As our unemployment rate hovers stubbornly over 8%, we are witnessing an America that again seems to be teetering on the verge of economic collapse. The talking heads on the network and cable news and opinion programs tell us that our economy is growing slowly, but those of us living in the real world, witnessing rising gasoline and food prices, know better. Our economy is standing still at best.
Yet, there is work that needs to be done. Time continues to march forward and weather conditions and just plain wear and tear take their toll on roads, homes, and commercial structures. Roads need to be repaired or repaved and homes require interior and exterior maintenance as do commercial buildings. Daily in my neighborhood, I hear the buzz of lawnmowers and string trimmers as landscapers, often not American citizens, work busily. In my infrequent travels throughout my local community, I witness home improvement work being done on homes – not as much as in better economic times. And, as with landscapers, many of those performing the work appear to be foreigners.
Before anyone gets the wrong impression, I am not about to bemoan non-citizens taking the jobs of Americans. In today’s America, virtually all children are lectured on the benefits of higher education. Yet, in our current economic plight, there are too many college graduates, lacking experience and business savvy, vying for too few positions. In a bad job market, employers can and do demand trained, experienced employees to fill their precious openings.  And this state of affairs is not likely to change, even should our economy incrementally improve.

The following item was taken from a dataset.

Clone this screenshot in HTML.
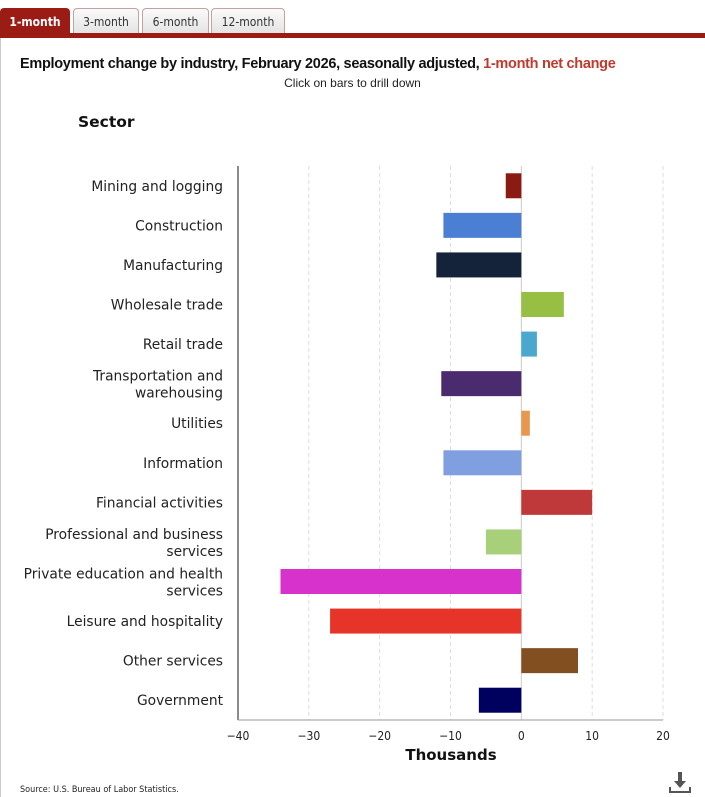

The plight of today’s college grads reminds me of a similar situation that existed at the conclusion of World War ll. Too many inexperienced GI’s returned seeking to fill the jobs needed to retool America’s peacetime factories. To develop and trained labor force and employee homecoming GI’s, America’s answer came in the form of the GI Bill enabling the returning heroes to gain a college degree or a trade school diploma.
Today, with the outsourcing of production work to other parts of the world, our once bustling factories lie dormant. The life blood of American Labor has succumbed to corporate profits in a global economy. So, the only jobs remaining for an inexperienced labor force are low paying jobs at or just above minimum wage.
Think about it. At $10 per hour, an employee would earn just $400 in a typical 40-hour work week, hardly enough to raise a family let along pay a mortgage. What is going to happen to our society? Will we become more dependent on government assistance and ultimately become a democratic socialist state like much of Europe? Or, might the desire for economic security lead our society to move toward authoritarianism?
Where will America stand as we near a One World Government Global Society? Will we lose our sovereignty – willingly or unwillingly? These are the unanswered questions that beset all liberty-loving Americans.
Yet, Americans still have a choice. To reclaim our jobs, build a skilled workforce, and revitalize our economy, we need to reorient our thinking on education. The mindset of the American student is to go to college to secure his financial future. Yet, recent college grads are learning the hard lesson that perhaps the lean, mean businesses of today and the foreseeable future have no place for the hundreds of thousands of students graduating with degrees in business and the liberal arts.
Vocational training, long the poor step-sister of American education, may be an answer. If today’s parents had guided their children to learn a trade, many of those young people currently unemployed might have been working, perhaps in businesses of their own. Vocational training need not replace college, although for some it could. Moreover, it has value even for those who never earn a dime from their skills. Most of these people will someday become homeowners and may be able to apply their trades skills in doing work on their own homes.
Many of our nation’s Founding Fathers were Freemasons, who trace their roots to the building of King Solomon’s Temple in Jerusalem in 967 B.C. If enough of our young people learned a trade – in lieu of or in addition to a college education – perhaps that might spawn a new American Revolution, one that will help propel a new sense of economic freedom and security.